You know, it is not as if there were no bands that used to play before the multiparty dispensation; there were bands like the Likhubula Dance Band, which was backing Robert Fumulani, there were also Police Orchestra, the MBC Band and the Chichiri Queens and uncountable local artist.
There was also talent within the country but there was no knowledge of how one could put his talent into musical product through a recording studio.
Bands used to go to one and only place where the Malawian music was played and therefore this is where they used to listen to their music and for that reason, they knew that bands used to record there because there was nowhere else and this was at the Malawi Broadcasting Corporation MBC studios.

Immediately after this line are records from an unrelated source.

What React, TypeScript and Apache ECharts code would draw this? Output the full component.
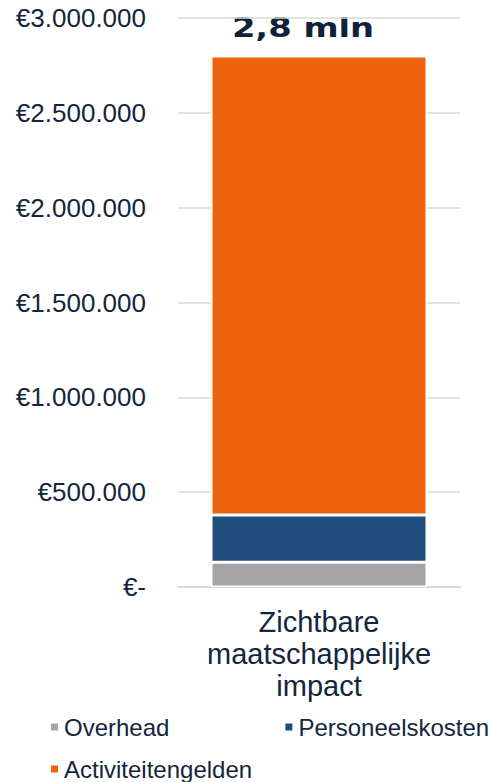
import React, { useEffect, useRef } from "react";
import * as echarts from "echarts";

const categories = ["Zichtbare\nmaatschappelijke\nimpact"];
const seriesNames = ["Overhead", "Personeelskosten", "Activiteitengelden"];
const overhead = [130000];
const personeelskosten = [250000];
const activiteitengelden = [2420000];
const colors = ["#A5A5A5", "#1F4E7D", "#EE620C"];
const yMax = 3000000;
const yInterval = 500000;

const textColor = "#13263B";

function fmtEuro(v: number): string {
  if (v === 0) return "€-";
  return "€" + String(Math.round(v)).replace(/\B(?=(\d{3})+(?!\d))/g, ".");
}

export default function App() {
  const ref = useRef<HTMLDivElement>(null);
  useEffect(() => {
    if (!ref.current) return;
    const chart = echarts.init(ref.current, undefined, { renderer: "svg" });
    const total = overhead[0] + personeelskosten[0] + activiteitengelden[0];
    const totalText = (total / 1000000).toFixed(1).replace(".", ",") + " mln";
    const data = [overhead, personeelskosten, activiteitengelden];
    const legendText = {
      color: textColor,
      fontSize: 24,
      fontFamily: "Liberation Sans",
    };
    chart.setOption({
      animation: false,
      grid: { left: 178, right: 32, top: 18, bottom: 195 },
      graphic: [
        {
          type: "text",
          x: 303,
          y: 28,
          scaleX: 1.25,
          style: {
            text: totalText,
            font: "bold 27px 'DejaVu Sans'",
            fill: "#0E2239",
            align: "center",
            verticalAlign: "middle",
          },
        },
      ],
      legend: [
        {
          data: ["Overhead", "Personeelskosten"],
          left: 49,
          top: 715,
          width: 480,
          padding: 0,
          icon: "rect",
          itemWidth: 9,
          itemHeight: 9,
          itemGap: 114,
          textStyle: legendText,
        },
        {
          data: ["Activiteitengelden"],
          left: 49,
          top: 757,
          width: 480,
          padding: 0,
          icon: "rect",
          itemWidth: 9,
          itemHeight: 9,
          textStyle: legendText,
        },
      ],
      xAxis: {
        type: "category",
        data: categories,
        axisLine: { show: true, lineStyle: { color: "#D9D9D9", width: 2 } },
        axisTick: { show: false },
        axisLabel: {
          color: textColor,
          fontSize: 29,
          lineHeight: 32,
          fontFamily: "Liberation Sans",
          margin: 19,
          align: "center",
        },
      },
      yAxis: {
        type: "value",
        min: 0,
        max: yMax,
        interval: yInterval,
        axisLine: { show: false },
        axisTick: { show: false },
        splitLine: { lineStyle: { color: "#D9D9D9", width: 1.5 } },
        axisLabel: {
          color: textColor,
          fontSize: 26,
          fontFamily: "Liberation Sans",
          margin: 32,
          formatter: (v: number) => fmtEuro(v),
        },
      },
      series: seriesNames.map((name, i) => ({
        name,
        type: "bar",
        stack: "total",
        barWidth: 216,
        data: data[i],
        itemStyle: { color: colors[i], borderColor: "#FFFFFF", borderWidth: 1.5 },
      })),
    });
    return () => chart.dispose();
  }, []);
  return (
    <div
      ref={ref}
      style={{ position: "absolute", left: 0, top: 0, width: 492, height: 782 }}
    />
  );
}
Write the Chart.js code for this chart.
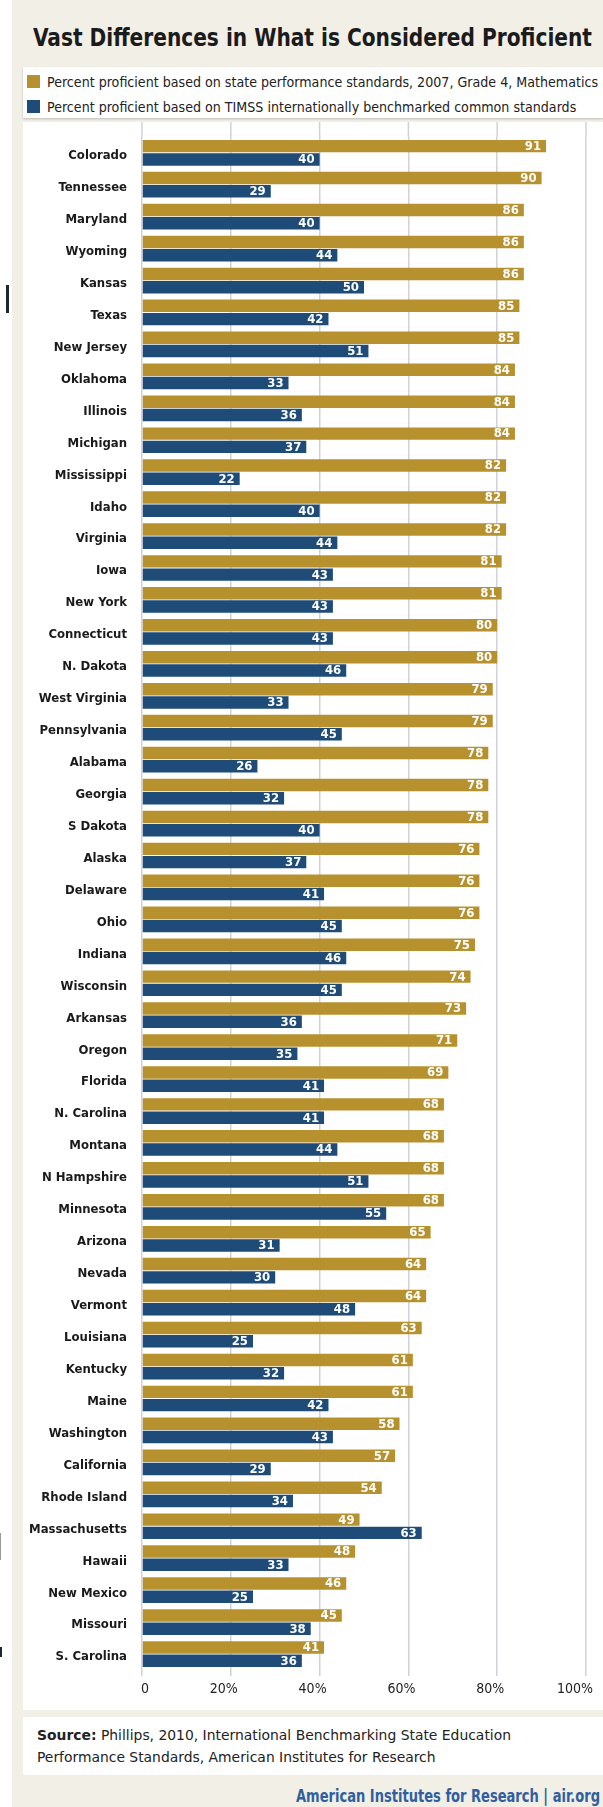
<!DOCTYPE html>
<html>
<head>
<meta charset="utf-8">
<script src="https://cdn.jsdelivr.net/npm/chart.js@4.4.1/dist/chart.umd.min.js"></script>
<style>
  html, body { margin: 0; padding: 0; background: #fff; }
  #page { position: relative; width: 603px; height: 1807px; overflow: hidden; background: #fff; }
  #beige { position: absolute; left: 12px; top: 0; width: 591px; height: 1807px; background: #f2efe7; }
  .box { position: absolute; left: 23px; width: 580px; background: #fff; }
  #legendBox { top: 67px; height: 51px; box-shadow: 0 1px 2px rgba(0,0,0,0.22); }
  #chartBox { top: 122px; height: 1588px; }
  #footBox { top: 1717px; height: 58px; }
  .fit { position: absolute; white-space: nowrap; transform-origin: 0 50%; font-family: 'DejaVu Sans Condensed', 'DejaVu Sans', sans-serif; }
  #title { left: 33px; top: 23px; font-size: 25px; line-height: 30px; font-weight: bold; color: #1b1b1b; }
  .legText { left: 47px; font-size: 13.5px; line-height: 16px; color: #222; }
  .swatch { position: absolute; left: 27px; width: 13px; height: 13px; }
  .foot { left: 37px; font-size: 14px; line-height: 22px; color: #222; }
  #brand { top: 1786px; font-size: 17px; line-height: 20px; font-weight: bold; color: #2f5f9e; }
  .mark { position: absolute; }
</style>
</head>
<body>
<div id="page">
  <div id="beige"></div>
  <div class="mark" style="left:6px;top:285px;width:3px;height:28px;background:#1c2833"></div>
  <div class="mark" style="left:0;top:1533px;width:1px;height:27px;background:#9a9a9a"></div>
  <div class="mark" style="left:0;top:1647px;width:2px;height:10px;background:#1c2833"></div>
  <div id="title" class="fit">Vast Differences in What is Considered Proficient</div>
  <div id="legendBox" class="box"></div>
  <div id="chartBox" class="box"><canvas id="chart" width="580" height="1588"></canvas></div>
  <div id="footBox" class="box"></div>
  <div id="foot1" class="fit foot" style="top:1724px"><b>Source:</b> Phillips, 2010, International Benchmarking State Education</div>
  <div id="foot2" class="fit foot" style="top:1746px">Performance Standards, American Institutes for Research</div>
  <div id="brand" class="fit">American Institutes for Research | air.org</div>
</div>
<script>
// states, top to bottom as in the figure
const states = [
  'Colorado', 'Tennessee', 'Maryland', 'Wyoming', 'Kansas', 'Texas', 'New Jersey', 'Oklahoma',
  'Illinois', 'Michigan', 'Mississippi', 'Idaho', 'Virginia', 'Iowa', 'New York', 'Connecticut',
  'N. Dakota', 'West Virginia', 'Pennsylvania', 'Alabama', 'Georgia', 'S Dakota', 'Alaska', 'Delaware',
  'Ohio', 'Indiana', 'Wisconsin', 'Arkansas', 'Oregon', 'Florida', 'N. Carolina', 'Montana',
  'N Hampshire', 'Minnesota', 'Arizona', 'Nevada', 'Vermont', 'Louisiana', 'Kentucky', 'Maine',
  'Washington', 'California', 'Rhode Island', 'Massachusetts', 'Hawaii', 'New Mexico', 'Missouri', 'S. Carolina'
];
const stateStandard = [
  91, 90, 86, 86, 86, 85, 85, 84,
  84, 84, 82, 82, 82, 81, 81, 80,
  80, 79, 79, 78, 78, 78, 76, 76,
  76, 75, 74, 73, 71, 69, 68, 68,
  68, 68, 65, 64, 64, 63, 61, 61,
  58, 57, 54, 49, 48, 46, 45, 41
];
const timssStandard = [
  40, 29, 40, 44, 50, 42, 51, 33,
  36, 37, 22, 40, 44, 43, 43, 43,
  46, 33, 45, 26, 32, 40, 37, 41,
  45, 46, 45, 36, 35, 41, 41, 44,
  51, 55, 31, 30, 48, 25, 32, 42,
  43, 29, 34, 63, 33, 25, 38, 36
];
const seriesNames = [
  'Percent proficient based on state performance standards, 2007, Grade 4, Mathematics',
  'Percent proficient based on TIMSS internationally benchmarked common standards'
];
const seriesColors = ['#b8912f', '#1e4b78'];
const xTicks = [0, 20, 40, 60, 80, 100];
const xTickLabels = ['0', '20%', '40%', '60%', '80%', '100%'];

const FONT = "'DejaVu Sans Condensed', 'DejaVu Sans', sans-serif";
const GRID = '#cfd2d6';

// legend (html, beside the canvas)
const page = document.getElementById('page');
seriesNames.forEach((name, i) => {
  const sw = document.createElement('div');
  sw.className = 'swatch';
  sw.style.top = (75 + i * 25) + 'px';
  sw.style.background = seriesColors[i];
  page.appendChild(sw);
  const t = document.createElement('div');
  t.className = 'fit legText';
  t.id = 'leg' + i;
  t.style.top = (74 + i * 24.5) + 'px';
  t.textContent = name;
  page.appendChild(t);
});

function fitWidth(ids, target, rightEdge) {
  const first = document.getElementById(ids[0]);
  const s = target / first.getBoundingClientRect().width;
  ids.forEach(id => {
    const el = document.getElementById(id);
    el.style.transform = 'scaleX(' + s + ')';
    if (rightEdge) el.style.left = (rightEdge - target) + 'px';
  });
}
fitWidth(['title'], 559);
fitWidth(['leg0', 'leg1'], 551);
fitWidth(['foot1', 'foot2'], 474);
fitWidth(['brand'], 304, 600);

// grid lines run up past the first bar to the top of the white box
const gridTop = {
  id: 'gridTop',
  beforeDatasetsDraw(chart) {
    const ctx = chart.ctx;
    const x = chart.scales.x;
    ctx.save();
    ctx.strokeStyle = GRID;
    ctx.lineWidth = 1.5;
    xTicks.forEach(v => {
      const px = x.getPixelForValue(v);
      ctx.beginPath();
      ctx.moveTo(px, 0);
      ctx.lineTo(px, chart.chartArea.top);
      ctx.stroke();
    });
    ctx.restore();
  }
};

// white numbers at the end of each bar
const valueLabels = {
  id: 'valueLabels',
  afterDatasetsDraw(chart) {
    const ctx = chart.ctx;
    ctx.save();
    ctx.fillStyle = '#ffffff';
    ctx.font = 'bold 13px ' + FONT;
    ctx.textAlign = 'right';
    ctx.textBaseline = 'middle';
    chart.data.datasets.forEach((ds, i) => {
      chart.getDatasetMeta(i).data.forEach((el, j) => {
        ctx.fillText(String(ds.data[j]), el.x - 5, el.y + 0.5);
      });
    });
    ctx.restore();
  }
};

const chart = new Chart(document.getElementById('chart'), {
  type: 'bar',
  data: {
    labels: states,
    datasets: [
      { label: seriesNames[0], data: stateStandard, backgroundColor: seriesColors[0] },
      { label: seriesNames[1], data: timssStandard, backgroundColor: seriesColors[1] }
    ]
  },
  options: {
    indexAxis: 'y',
    responsive: false,
    animation: false,
    layout: { padding: { top: 10, right: 17, left: 0, bottom: 0 } },
    datasets: { bar: { categoryPercentage: 0.83, barPercentage: 0.94 } },
    plugins: {
      legend: { display: false },
      tooltip: { enabled: false }
    },
    scales: {
      x: {
        min: 0,
        max: 100,
        afterFit: s => { s.height = 40; },
        grid: { color: GRID, lineWidth: 1.5, drawTicks: true, tickLength: 6 },
        border: { display: false },
        ticks: {
          stepSize: 20,
          align: 'end',
          labelOffset: 7,
          padding: 5,
          color: '#222',
          font: { family: FONT, size: 14 },
          callback: v => xTickLabels[xTicks.indexOf(v)]
        }
      },
      y: {
        afterFit: s => { s.width = 119; },
        grid: { display: false },
        border: { display: false },
        ticks: {
          autoSkip: false,
          padding: 7,
          labelOffset: 3,
          color: '#1a1a1a',
          font: { family: FONT, size: 13, weight: 'bold' }
        }
      }
    }
  },
  plugins: [gridTop, valueLabels]
});
</script>
</body>
</html>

The music was also being recorded merely for MBC airplay because it was being stored on reels, which was something that could not be taken on the market for sale?
At least it was only the emergence on the scene of Alleluya Banda from Balaka, led by the agile guitarist hands of Sir. Paul Banda, that led people to realise several things about what can happen with music.
They appreciated that independent studios can record elsewhere other than the MBC studios alone.  They discerned that local music performed by local artists could also be put in a cassette and be made available for the take of those with money to, to enjoy it in the comfort of their homes.     
There was a time when the sound that the pen once emitted from the drum was to the effect that whether one likes it or not Sir. Paul Banda ‘revolutionarised’ Malawi music.
This was the case because of this history and for Bwana Banda to achieve all his deserving accolades it was because he used Alleluya Band to launch his decorated musical career.
Lucius Banda needs no introduction to the world of music from these parts; he has marked his name; no, he has engraved his name in the hall of fame.
But at  Zuc Lodge in Balaka last Sunday, the man who started it all ‘Father Mario Pacifici’ lined up Paul and Lucius Banda, Elias Kamoto, Charles Sinetre, Noel Makadali, Samson Chikoti, Vincent Kachingwe, Foster Chimangafisi, Mati Kalima, Pat ‘A Big’ Tung’ande and
Philemon Mwamadi and saluted them. How about that?